Area of Interest: Documentation and text collection

Skills:

Competences:

Age Bracket: 11 – 15, 16 – 18, and Adult Education

Time Commitment: 30 – 60 minutes

Affordability:

Materials:

The guide on collecting text samples is designed to help you gather a diverse range of authentic text materials to enhance your teaching. By systematically collecting text samples, you’ll create a valuable resource for vocabulary acquisition, reading comprehension, and cultural understanding. This guide emphasises a digital-first approach while also incorporating basic principles of lexicography to help you build a small but well-rounded corpus of text to enrich your lessons.

EQUIPMENT NEEDED
For this digital-first approach, you’ll need:
1. Laptop or desktop computer
2. Scanner (preferably portable for on-the-go scanning)
3. Smartphone (for quick captures and OCR apps)
4. External hard drive or cloud storage subscription
5. Text processing software (e.g., Microsoft Word, Google Docs)
6. Spreadsheet software (e.g., Microsoft Excel, Google Sheets)

Optional but useful:
1. OCR (Optical Character Recognition) software or app.
2. Digital camera (if your smartphone camera isn’t sufficient).

RECOMMENDED OCR APPS (listed from free to most expensive)
1. Google Drive (iOS/Android): Free with Google account.
Pros: Seamless integration with Google Docs, automatic OCR for PDFs and images.
Cons: OCR accuracy can be inconsistent.

2. Microsoft Office Lens (iOS/Android): Free.
Pros: Integrates well with Microsoft Office, good for document scanning.
Cons: OCR features are more limited compared to specialized apps.

3. Tesseract (Open-source): Free.
Pros: Highly customizable, supports many languages.
Cons: Requires technical knowledge to set up and use effectively.

4. Adobe Scan (iOS/Android): Free with basic features, subscription for advanced features.
Pros: Easy to use, good accuracy, automatic cloud storage.
Cons: Some features require subscription.

5. ABBYY FineReader (Desktop/Mobile): Paid with free trial, most expensive option.
Pros: High accuracy, advanced OCR features, supports many languages.
Cons: Expensive for casual users.

We recommend that you choose an OCR solution based on your specific needs, budget, and technical comfort level.

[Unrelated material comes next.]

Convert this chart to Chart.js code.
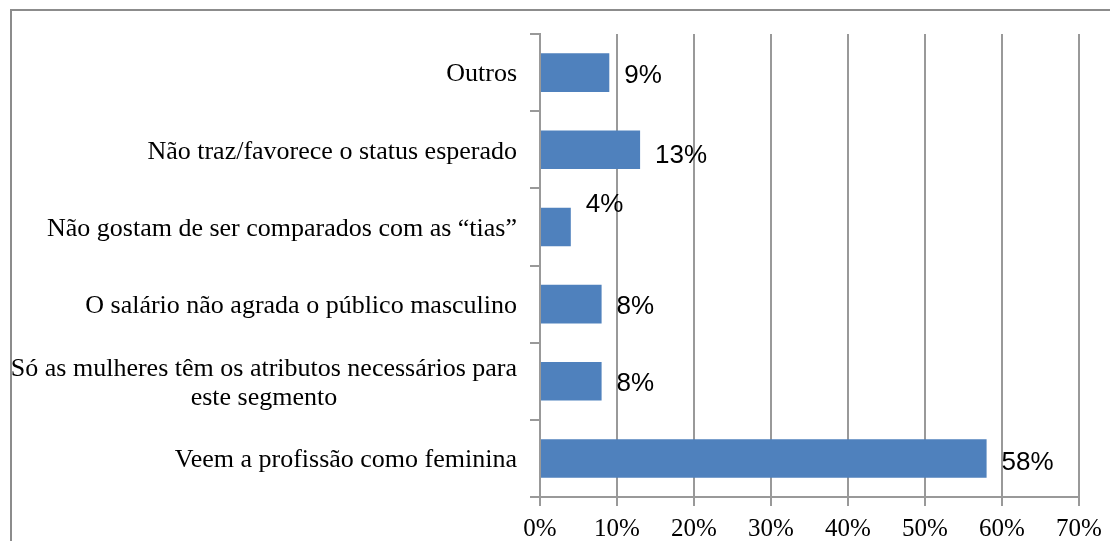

Start with the free options and see which ones work best for your language before investing in any subscriptions.

Expert recommendations:

LEXICOGRAPHIC PRINCIPLES TO CONSIDER

Understanding basic lexicographic principles is crucial when collecting text samples for language teaching. These principles help you analyze and organize your samples more effectively, leading to better teaching materials and a deeper understanding of language use. By applying these concepts, you can identify patterns in word usage, understand how context affects meaning, and recognize the nuances of language that might not be immediately apparent. This knowledge allows you to create more comprehensive and accurate resources for your students, helping them to develop a more authentic and nuanced understanding of the target language.

As you collect and organize your samples, keep these basic lexicographic principles in mind:
1. Frequency: Note how often certain words or phrases appear across your samples.
2. Context: Record the context in which words are used, as this can affect meaning.
3. Collocation: Pay attention to words that frequently appear together.
4. Register: Note the level of formality in each text.
5. Semantic fields: Group related words from your samples into thematic categories.

ETHICAL CONSIDERATIONS
1. Copyright: Ensure you’re not violating copyright laws. Use materials in the public domain or under fair use for educational purposes.
2. Privacy: Always anonymize personal information in text samples.
3. Consent: If collecting samples from individuals (e.g., WhatsApp conversations), obtain explicit permission.